When you see unknown material, it is very easy to know whether it is a plastic, wood, or steel, but, what about in atomic scale, if the atoms are chemically and behave the same?
Up to date, there "was" no any techniques would allow us to identify atom by atom and see them at the same time. However, an international team of physicists, led by Ruben Perez of the university of Madrid, has developed a method of atomic "fingerprints" that can determine the chemical identity of individual atoms on a surface mixed with many materials by using atomic force microscopy (AFM). The team could discern tin, silicon and lead, which are chemically the same. Those individual atoms from different materials appeared in distinguishable flase colour.
Dated back to 1989, the "year not to forget", when IBM scientists spelled out their company logo with Xenon atoms, noted the ability to identify and manipulate atoms. Back then, scientists relied on a scanning tunnelling microscope (STM) technique, where atoms are detected by a flow of electrons between the tip and an atom. Unfortunately, STM can only identify atoms of materials which are conductors.
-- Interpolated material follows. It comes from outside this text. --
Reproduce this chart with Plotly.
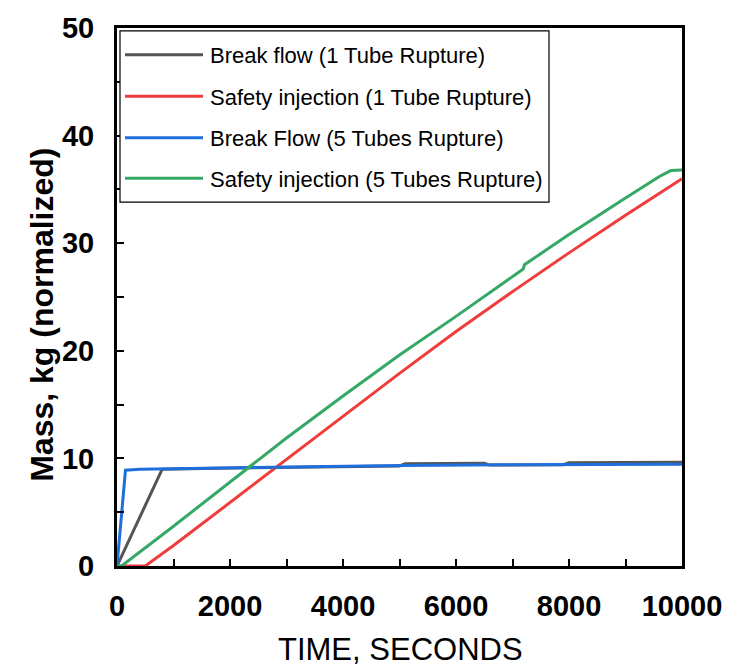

Contrarily, AFM works for both conductors and insulators. AFM employs an ultrathin silicon tip placed on a very flexible cantilever. As the tip moves across the surface, it taps up and down when it encounters atoms on surface. This oscillation movement occurs due to the attractive forces associated with the onset of chemical bonding between the silicon in the tip and the atoms on the surface.
It is wellknown that the oscillation frequency depends on atom’s chemical nature. Using this knowledge, the team was able to identify different atomic species, like distinguishing a tree in a noisy fuzzy forest.
Previously, Oscar Custance and his team had demonstrated by using AFM they could move tin atoms strongly attached to germanium surface, writing tin’s chemical symbol, Sn. Combining the method with atomic fingerprinting opens exciting a possible what-might-be-interesting application for the next future, the ability to visualize reactions with atomic resolution. As microelectronics shrink into nanoscale realm, 2000 of today’s transistors can fit across the width of a human hair, then just by arranging a few atoms in predefined patterns, it could be extremely possible to enhance the performance of the devices.